Простившись, я поехал дальше, к месту назначения… Ночью опять ударил дождь. Утро опять было холодное. Но в душе жило ощущение, похожее на то, если бы кто из подземелья случайно вырвался на целый день поближе к солнечному свету и теплу.

Комментарии

Н. Чудов. День в Ясной Поляне, — Орловский вестник, 1897, 29 июня, No 171.
Николай Александрович Чудов, журналист, печатавшийся в 90-е г. в ‘Орловском вестнике’, позднее в ‘Волжском слове’ и ‘Южном крае’. После коронации Николая II Чудов написал обличительное стихотворение о Ходынской катастрофе и отпечатал его на гектографе. Это стихотворение ‘Николаю II на память о коронации’ послужило причиной судебных преследований. Чудов сидел в остроге, позднее сослан в Вологодскую губернию. Толстой отнесся к нему с интересом: ‘…человек …умный, горячий и хорошо пишущий, за что он пострадал много и продолжает страдать’ (т. 72, с. 179).
Чудов был в Ясной Поляне 19 июня 1897 г. и написал статью по свежему впечатлению. Он посылал Толстому гранки, что явствует из его письма: ‘Прилагаемая статья была уже набрана и досыта урезана цензурою, когда я задал себе вопрос: ‘Хорошо ли я поступаю?.. Если вы запрещаете, не откажите написать до выпуска воскресного номера…’ (ГМТ).
1* Уильям Томас Стэд (1849-1912) — журналист, социолог и общественный деятель гостил у Толстого неделю в мае 1888 г. Автор книги ‘Правда о России’ (1888).
2* Имеются в виду сочинения Толстого ‘Царство божие внутри вас’ (1890-1893) и ‘Письмо к членам Петербургского комитета грамотности’ от 31 августа 1896 г.
3* Трактат ‘Что такое искусство?’ (1897-1898).

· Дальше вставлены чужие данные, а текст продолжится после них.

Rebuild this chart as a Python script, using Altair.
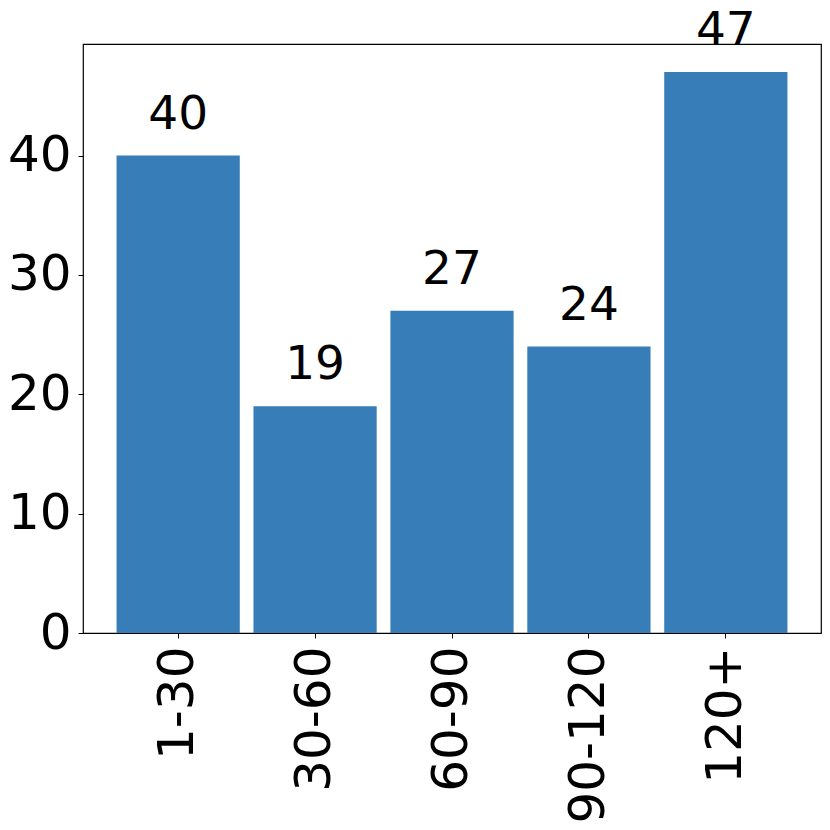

4* Речь идет, вероятно, о повести ‘Отец Сергий’, начатой Толстым в 1898 г., и романе ‘Воскресение’.
5* 18 мая Толстой отослал письмо Николаю II по поводу отнятия детей у самарских молокан, религиозных сектантов, отвергавших обряды православия. Толстой советовал царю прекратить ‘позорящие Россию гонения за веру’ (т. 70, с. 72-75).
6* Имеются в виду картины французского художника Жана Франсуа Милле (1814-1875). Картина ‘Angelus’ (1839) находится в Лувре, и репродукции с нее были широко распространены в России. Рисунок Милле ‘Отдыхающий копач’ (‘Человек с мотыгой’) Толстой упоминает в качестве примера в трактате ‘Что такое искусство?’.